26 March 2008

You cannot be Serious!

The five-year anniversary of the Iraq war has given us a media tide of Serious Liberals tut-tutting how they never could have predicted how things could have gone son wrong. But rarely, as Glenn Greenwald explains, does anyone bother to acknowledge those antiwar voices who were right all along.

So when Charlie Rose arranges a five-year anniversary discussion of Iraq purportedly involving American foreign policy experts on "both sides," it completely excludes any Americans who unequivocally opposed the war in the first place -- i.e., it completely excludes those who were right and offers only those who were wrong. As always, unadorned war opposition is mutually exclusive with Foreign Policy Seriousness, and those who are unequivocal in their opposition to the underlying premises of the war (rather than its tactical execution) are almost never heard from in media discussions -- still.
Of course, Glenn. You see, every Serious Person knows that the filthy hippies only opposed the war because they Hate America. That they happen to have been right about how the world operates in this case was surely just an unfortunate stroke of luck.

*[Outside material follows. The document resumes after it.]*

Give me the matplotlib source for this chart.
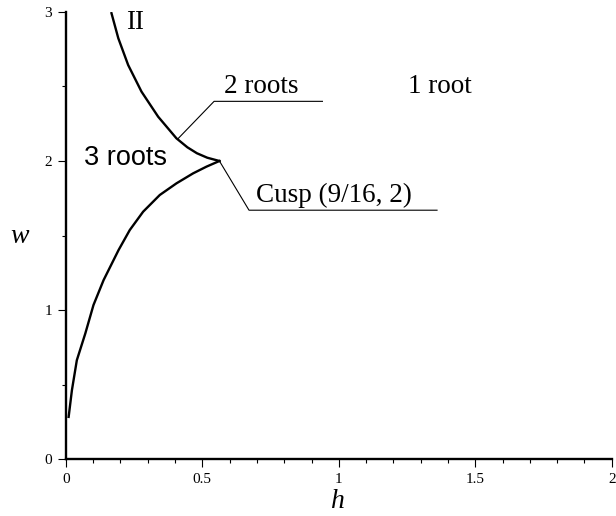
import numpy as np
import matplotlib
matplotlib.use("Agg")
import matplotlib.pyplot as plt

# boundary of the root-count regions, two branches meeting at the cusp
h_lower = [0.010, 0.022, 0.040, 0.071, 0.101, 0.138, 0.193, 0.234, 0.283,
           0.344, 0.405, 0.466, 0.515, 0.5625]
w_lower = [0.284, 0.463, 0.664, 0.843, 1.034, 1.201, 1.403, 1.537, 1.660,
           1.772, 1.850, 1.917, 1.962, 2.0]
h_upper = [0.167, 0.192, 0.228, 0.277, 0.338, 0.405, 0.445, 0.480, 0.518, 0.5625]
w_upper = [2.991, 2.823, 2.644, 2.465, 2.297, 2.152, 2.092, 2.052, 2.022, 2.0]

cusp = (9 / 16, 2)
x_ticks = [0, 0.5, 1, 1.5, 2]
x_labels = ["0", "0.5", "1", "1.5", "2"]
y_ticks = [0, 1, 2, 3]
y_labels = ["0", "1", "2", "3"]

serif = "Liberation Serif"
sans = "Liberation Sans"

fig = plt.figure(figsize=(6.16, 5.16), dpi=100)
ax = fig.add_axes([0.107, 0.110, 0.886, 0.867])

ax.plot(h_lower, w_lower, color="black", lw=1.7)
ax.plot(h_upper, w_upper, color="black", lw=1.7)

# leader lines for the labels
ax.plot([0.411, 0.543, 0.940], [2.15, 2.40, 2.40], color="black", lw=0.8)
ax.plot([cusp[0], 0.671, 1.36], [cusp[1], 1.67, 1.67], color="black", lw=0.8)

ax.text(0.579, 2.415, "2 roots", family=serif, fontsize=19.5, va="bottom")
ax.text(1.253, 2.415, "1 root", family=serif, fontsize=19.5, va="bottom")
ax.text(0.696, 1.685, "Cusp (9/16, 2)", family=serif, fontsize=19.5, va="bottom")
ax.text(0.068, 2.02, "3 roots", family=sans, fontsize=19.5, va="center")
ax.text(0.22, 2.93, "II", family=serif, fontsize=19.5, va="center")

ax.set_xlim(0, 2)
ax.set_ylim(0, 3)
ax.set_xticks(x_ticks)
ax.set_xticklabels(x_labels)
ax.set_yticks(y_ticks)
ax.set_yticklabels(y_labels)
ax.set_xticks(np.arange(0, 2.01, 0.1), minor=True)
ax.set_yticks(np.arange(0, 3.01, 0.5), minor=True)
for lab in ax.get_xticklabels() + ax.get_yticklabels():
    lab.set_family(serif)
    lab.set_fontsize(11)
ax.tick_params(which="major", length=6, width=0.8, pad=4)
ax.tick_params(which="minor", length=3, width=0.8)

for side in ["top", "right"]:
    ax.spines[side].set_visible(False)
for side in ["left", "bottom"]:
    ax.spines[side].set_linewidth(1.7)

fig.text(20 / 616, 1 - 237 / 516, "w", family=serif, style="italic",
         fontsize=20, ha="center", va="center")
fig.text(338 / 616, 1 - 502 / 516, "h", family=serif, style="italic",
         fontsize=20, ha="center", va="center")

fig.savefig("out.png", dpi=100)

A Tiny Revolution finds Jeffery Goldberg assuring us in October 2002 that things were going to go down smoothly.

There is not sufficient space...for me to refute some of the arguments made in Slate over the past week against intervention, arguments made, I have noticed, by people with limited experience in the Middle East (Their lack of experience causes them to reach the naive conclusion that an invasion of Iraq will cause America to be loathed in the Middle East, rather than respected)...

The administration is planning today to launch what many people would undoubtedly call a short-sighted and inexcusable act of aggression. In five years, however, I believe that the coming invasion of Iraq will be remembered as an act of profound morality.

Schwarz goes on to detail how Goldberg ended up at The Atlantic, the American bastion of gelatinous Seriousness. One imagines is was not so much out of his wisdom as his acceptable conclusions.